Speaking at the 3rd Townhall meeting on the E-levy on Thursday February 10, at the the Radache Hotel in Tamale in the Northern Region, he indicated that a return to the Bretton Woods institution will have dire consequences.
He also indicated that Ghana had the capacity to raise domestic revenue for development.
The government had been called upon to return to the IMF for support instead of relying on the E-levy for revenue.
For instance, a former Member of Parliament for New Juabeng South, Dr Mark Assibey-Yeboah believed that a return would rescue Ghana’s struggling economy.
“Without a doubt, I think we should be placing a call to Washington if we haven’t really done that. We are just not going to ask for the funds just because E-levy has been passed or not. E-levy will just bring about GH¢5 billion. We are in a deep hole of our tax revenue and facing difficulties, so going to the Fund will give us some support.
“So there is nothing wrong with going to the Fund. Ghana is a member of the IMF so what is wrong going to ask for support when we are in difficulties to go and pool resources. If I was the finance minister, I will be convincing the President that it is about time we went back,” he told Citi.
Mark Assibey Yeboah also added that the revenue expected to be accrued from the E-levy is to ensure the economic stability government is eyeing.
He further cast doubt on the government’s ability to raise the projected GH¢6.9 billion target, saying the maximum the government can raise from the controversial e-levy is GH¢5 billion.
“The GH¢6.9 billion target cannot be realized. There are a lot of exemptions so, in my estimation, the maximum amount we can get from the E-levy is GH¢5 billion, and that is less than a billion dollars, so I do not think that the E-levy is going to be a panacea to our revenues. Going to the IMF will ensure some stability and above all, we are going to get some $3 billion”.

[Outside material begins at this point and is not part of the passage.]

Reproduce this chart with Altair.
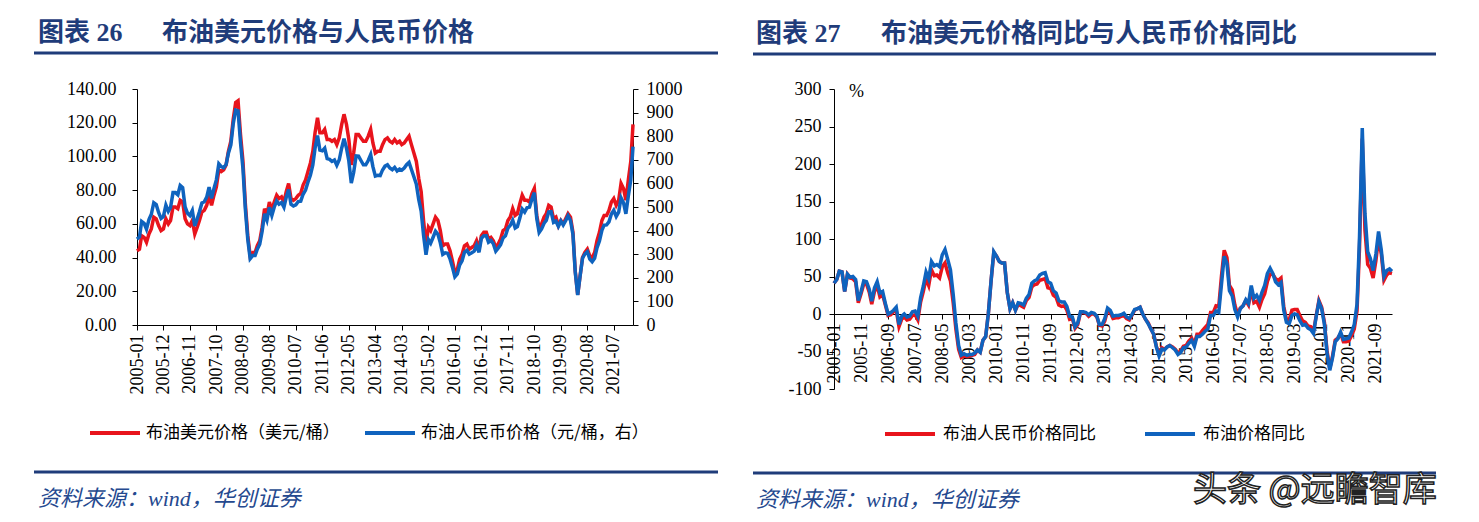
import altair as alt
import pandas as pd

# ---------------- data ----------------
months = pd.date_range("2005-01-01", "2022-03-01", freq="MS").strftime("%Y-%m-%d").tolist()

# Brent, USD/bbl (left axis)
usd = [
    44, 45, 53, 52, 49, 54, 57, 64, 63, 59, 56, 57,
    63, 60, 62, 70, 70, 69, 74, 73, 63, 60, 59, 62,
    54, 58, 62, 67, 68, 71, 77, 71, 77, 82, 92, 91,
    92, 95, 103, 109, 122, 132, 133, 113, 97, 72, 53, 41,
    43, 43, 47, 50, 58, 69, 65, 73, 68, 73, 77, 75,
    76, 73, 79, 84, 75, 74, 75, 77, 78, 83, 86, 91,
    96, 103, 114, 123, 114, 114, 116, 110, 110, 109, 110, 107,
    111, 119, 125, 119, 110, 95, 102, 113, 113, 111, 109, 109,
    112, 116, 108, 102, 103, 103, 107, 110, 111, 109, 108, 110,
    108, 109, 107, 108, 110, 112, 107, 102, 97, 87, 79, 62,
    48, 58, 56, 60, 64, 62, 56, 47, 48, 48, 44, 38,
    31, 33, 39, 42, 47, 48, 45, 46, 47, 50, 45, 53,
    55, 55, 51, 52, 50, 46, 48, 51, 56, 57, 62, 64,
    69, 65, 66, 72, 77, 74, 74, 73, 78, 81, 65, 57,
    60, 64, 66, 71, 70, 63, 64, 59, 62, 60, 63, 66,
    64, 55, 32, 18, 29, 40, 43, 45, 41, 40, 43, 50,
    55, 62, 65, 65, 68, 73, 75, 71, 74, 84, 81, 74,
    86, 97, 119,
]

# Brent, CNY/bbl (right axis)
rmb = [
    364, 373, 439, 431, 406, 447, 469, 518, 510, 477, 452, 460,
    508, 482, 498, 561, 561, 552, 591, 582, 500, 474, 464, 485,
    420, 450, 480, 517, 522, 542, 584, 537, 579, 615, 683, 671,
    666, 680, 728, 763, 853, 911, 908, 773, 663, 492, 362, 281,
    294, 294, 321, 342, 396, 471, 444, 499, 464, 499, 526, 512,
    519, 499, 540, 574, 512, 504, 509, 523, 525, 554, 572, 605,
    634, 678, 749, 803, 741, 738, 749, 705, 702, 693, 699, 677,
    700, 750, 789, 750, 695, 601, 647, 716, 715, 697, 679, 679,
    697, 722, 671, 631, 634, 633, 657, 673, 679, 665, 658, 668,
    653, 661, 656, 665, 679, 689, 659, 628, 597, 532, 483, 381,
    298, 362, 347, 372, 397, 384, 348, 299, 306, 304, 280, 245,
    204, 216, 254, 272, 308, 316, 300, 306, 313, 338, 308, 367,
    378, 378, 351, 358, 344, 313, 325, 340, 369, 378, 410, 422,
    444, 411, 417, 453, 491, 478, 497, 500, 534, 561, 451, 392,
    407, 431, 443, 479, 480, 435, 440, 418, 441, 424, 442, 463,
    443, 384, 225, 127, 206, 283, 301, 311, 279, 268, 283, 327,
    356, 401, 423, 424, 437, 470, 486, 460, 478, 539, 518, 471,
    547, 615, 756,
]

# YoY %, CNY price (red)
rmb_yoy = [
    41, 46, 57, 56, 30, 53, 48, 47, 43, 15, 27, 40,
    40, 29, 13, 30, 38, 23, 26, 12, -2, -1, 3, 5,
    -17, -7, -4, -8, -7, -2, -1, -8, 16, 30, 47, 38,
    59, 51, 52, 48, 63, 68, 55, 44, 15, -20, -47, -58,
    -56, -57, -56, -55, -54, -48, -51, -35, -30, 1, 45, 82,
    77, 70, 68, 68, 29, 7, 15, 5, 13, 11, 9, 18,
    22, 36, 39, 40, 45, 46, 47, 35, 34, 25, 22, 12,
    10, 11, 5, -7, -6, -19, -14, 2, 2, 1, -3, 0,
    0, -4, -15, -16, -9, 5, 2, -6, -5, -5, -3, -2,
    -6, -8, -2, 5, 7, 9, 0, -7, -12, -20, -27, -43,
    -54, -45, -47, -44, -42, -44, -47, -52, -49, -43, -42, -36,
    -32, -40, -27, -27, -22, -18, -14, 2, 2, 11, 10, 50,
    85, 75, 38, 32, 12, -1, 8, 11, 18, 12, 33, 15,
    17, 9, 19, 27, 43, 53, 53, 47, 45, 48, 10, -7,
    -8, 5, 6, 6, -2, -9, -11, -16, -17, -24, -2, 18,
    9, -11, -49, -73, -57, -35, -32, -26, -37, -37, -36, -29,
    -20, 4, 88, 234, 112, 66, 61, 48, 71, 101, 80, 45,
    52, 55, 54,
]

# YoY %, USD price (blue)
usd_yoy = [
    41, 46, 57, 56, 30, 53, 49, 50, 46, 18, 30, 44,
    43, 33, 17, 35, 43, 28, 30, 14, 0, 2, 5, 9,
    -14, -3, 0, -4, -3, 3, 4, -3, 22, 37, 56, 47,
    70, 64, 66, 63, 79, 86, 73, 59, 26, -12, -42, -55,
    -53, -55, -54, -54, -52, -48, -51, -35, -30, 1, 45, 83,
    77, 70, 68, 68, 29, 7, 15, 5, 15, 14, 12, 21,
    26, 41, 44, 46, 52, 54, 55, 43, 41, 31, 28, 18,
    16, 16, 10, -3, -4, -17, -12, 3, 3, 2, -1, 2,
    1, -3, -14, -14, -6, 8, 5, -3, -2, -2, -1, 1,
    -4, -6, -1, 6, 7, 9, 0, -7, -13, -20, -27, -44,
    -56, -47, -48, -44, -42, -45, -48, -54, -51, -45, -44, -39,
    -35, -43, -30, -30, -27, -23, -20, -2, -2, 4, 2, 39,
    77, 67, 31, 24, 6, -4, 7, 11, 19, 14, 38, 21,
    25, 18, 29, 38, 54, 61, 54, 43, 39, 42, 5, -11,
    -13, -2, 0, -1, -9, -15, -14, -19, -21, -26, -3, 16,
    7, -14, -52, -75, -59, -37, -33, -24, -34, -33, -32, -24,
    -14, 13, 103, 248, 134, 83, 74, 58, 80, 110, 85, 50,
    58, 60, 57,
]

left_ticks = ["2005-01", "2005-12", "2006-11", "2007-10", "2008-09", "2009-08", "2010-07",
              "2011-06", "2012-05", "2013-04", "2014-03", "2015-02", "2016-01", "2016-12",
              "2017-11", "2018-10", "2019-09", "2020-08", "2021-07"]
right_ticks = ["2005-01", "2005-11", "2006-09", "2007-07", "2008-05", "2009-03", "2010-01",
               "2010-11", "2011-09", "2012-07", "2013-05", "2014-03", "2015-01", "2015-11",
               "2016-09", "2017-07", "2018-05", "2019-03", "2020-01", "2020-11", "2021-09"]
usd_axis_ticks = [0, 20, 40, 60, 80, 100, 120, 140]
rmb_axis_ticks = [0, 100, 200, 300, 400, 500, 600, 700, 800, 900, 1000]
yoy_axis_ticks = [-100, -50, 0, 50, 100, 150, 200, 250, 300]

title_left = ("图表 26", "布油美元价格与人民币价格")
title_right = ("图表 27", "布油美元价格同比与人民币价格同比")
legend_left = ("布油美元价格（美元/桶）", "布油人民币价格（元/桶，右）")
legend_right = ("布油人民币价格同比", "布油价格同比")
source_text = "资料来源：wind，华创证券"
watermark = "头条 @远瞻智库"

# ---------------- style ----------------
RED = "#E8141C"
BLUE = "#0F63BE"
NAVY = "#1F3C7A"
SRC = "#25498F"
NUM_FONT = "Liberation Serif"
CJK_FONT = "Noto Sans CJK SC"
MIX_FONT = "Liberation Serif, Noto Sans CJK SC"

df1 = pd.DataFrame({"date": months, "usd": usd, "rmb": rmb})
df2 = pd.DataFrame({"date": months, "rmb_yoy": rmb_yoy, "usd_yoy": usd_yoy})


def dt(s):
    return alt.DateTime(year=int(s[:4]), month=int(s[5:7]), date=1, utc=True)


ax = dict(grid=False, domainColor="black", tickColor="black", labelColor="black",
          labelFont=NUM_FONT, labelFontSize=18, tickSize=5, domainWidth=1, tickWidth=1,
          labelOverlap=False)

xdom = [dt("2005-01"), dt("2022-03")]


def hrule(x1, x2, y, color, width):
    return (alt.Chart(alt.Data(values=[{}]))
            .mark_rule(color=color, strokeWidth=width, strokeCap="butt")
            .encode(x=alt.value(x1), x2=alt.value(x2), y=alt.value(y)))


def label(s, x, y, size, color="black", font=CJK_FONT, weight="normal", style="normal", **kw):
    return (alt.Chart(alt.Data(values=[{}]))
            .mark_text(text=s, font=font, fontSize=size, color=color, fontWeight=weight,
                       fontStyle=style, align="left", baseline="middle", **kw)
            .encode(x=alt.value(x), y=alt.value(y)))


# ---------------- left panel ----------------
x_left = alt.X("date:T", title=None,
               scale=alt.Scale(type="utc", domain=xdom),
               axis=alt.Axis(values=[dt(s) for s in left_ticks], format="%Y-%m", labelAngle=270,
                             labelPadding=4, labelFlush=False, **ax))

red1 = alt.Chart(df1).mark_line(color=RED, strokeWidth=3.5).encode(
    x=x_left,
    y=alt.Y("usd:Q", title=None, scale=alt.Scale(domain=[0, 140], nice=False),
            axis=alt.Axis(values=usd_axis_ticks, format=".2f", orient="left", labelPadding=16, **ax)))
blue1 = alt.Chart(df1).mark_line(color=BLUE, strokeWidth=3.5).encode(
    x=x_left,
    y=alt.Y("rmb:Q", title=None, scale=alt.Scale(domain=[0, 1000], nice=False),
            axis=alt.Axis(values=rmb_axis_ticks, format="d", orient="right", labelPadding=8, **ax)))

deco_left = [
    label(title_left[0], -99, -56, 26, color=NAVY, font=MIX_FONT, weight="bold"),
    label(title_left[1], 25, -56, 26, color=NAVY, font=MIX_FONT, weight="bold"),
    hrule(-103, 581, -36, NAVY, 3),
    hrule(-47, 3, 344, RED, 4),
    label(legend_left[0], 9, 344, 17),
    hrule(228, 278, 344, BLUE, 4),
    label(legend_left[1], 284, 344, 17),
    hrule(-103, 581, 383, NAVY, 3),
    label(source_text, -99, 410, 22, color=SRC, font=MIX_FONT, style="italic"),
]

left = alt.layer(red1, blue1, *deco_left).resolve_scale(y="independent").properties(width=496, height=236)

# ---------------- right panel ----------------
x_right = alt.X("date:T", title=None,
                scale=alt.Scale(type="utc", domain=xdom),
                axis=alt.Axis(values=[dt(s) for s in right_ticks], format="%Y-%m", labelAngle=270,
                              labelPadding=4, offset=-75, labelFlush=False, **ax))
yoy_axis = alt.Axis(values=yoy_axis_ticks, labelExpr="datum.value + ''", labelPadding=8, **ax)
yoy_scale = alt.Scale(domain=[-100, 300], nice=False)

red2 = alt.Chart(df2).mark_line(color=RED, strokeWidth=3.5).encode(
    x=x_right, y=alt.Y("rmb_yoy:Q", title=None, scale=yoy_scale, axis=yoy_axis))
blue2 = alt.Chart(df2).mark_line(color=BLUE, strokeWidth=3.5).encode(
    x=x_right, y=alt.Y("usd_yoy:Q", title=None, scale=yoy_scale, axis=yoy_axis))

deco_right = [
    label(title_right[0], -78, -55, 26, color=NAVY, font=MIX_FONT, weight="bold"),
    label(title_right[1], 47, -55, 26, color=NAVY, font=MIX_FONT, weight="bold"),
    hrule(-81, 602, -35, NAVY, 3),
    label("%", 15, 3, 18, font=MIX_FONT),
    hrule(51, 101, 345, RED, 4),
    label(legend_right[0], 109, 345, 17),
    hrule(311, 361, 345, BLUE, 4),
    label(legend_right[1], 369, 345, 17),
    hrule(-81, 602, 384, NAVY, 3),
    label(source_text, -78, 411, 22, color=SRC, font=MIX_FONT, style="italic"),
    label(watermark, 359, 402, 34, color="white", font=CJK_FONT, stroke="#222222", strokeWidth=1.5),
]

right = alt.layer(red2, blue2, *deco_right).properties(width=558, height=300)

chart = (alt.hconcat(left, right, spacing=31)
         .properties(padding={"left": 24, "top": 12, "right": 0, "bottom": 0}, background="white")
         .configure_view(strokeWidth=0))

chart.save("out.html", embed_options={"renderer": "svg", "actions": False})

But Mr Ofori-Atta who had earlier stated that the government would not go back to the IMF insisted that “I can tell you, as my colleague deputy said, we are not going back to the IMF, whatever we do we are not [going back]. The consequences are dire, we are a proud nation, we have the resources , we have that capacity, don’t let anybody tell you … we are not people of short-sighted, we need to move on,” Mr Ofori-Atta said.
On the aspect of rising cost of living, the Finance Minister said that several other African countries are experiencing severe economic challenges.
“Today, 41 African economies are severely exposed to, at least, one of three concurrent crisis, rising food prices , rising energy prices , tightening financial conditions Finance Ministers now call it the dreaded three Fs; Food, fuel and financial conditions.
“That is just a ripple through in all Africa, and food prices easily about 34 per cent higher , crude oil prices some 60 per cent.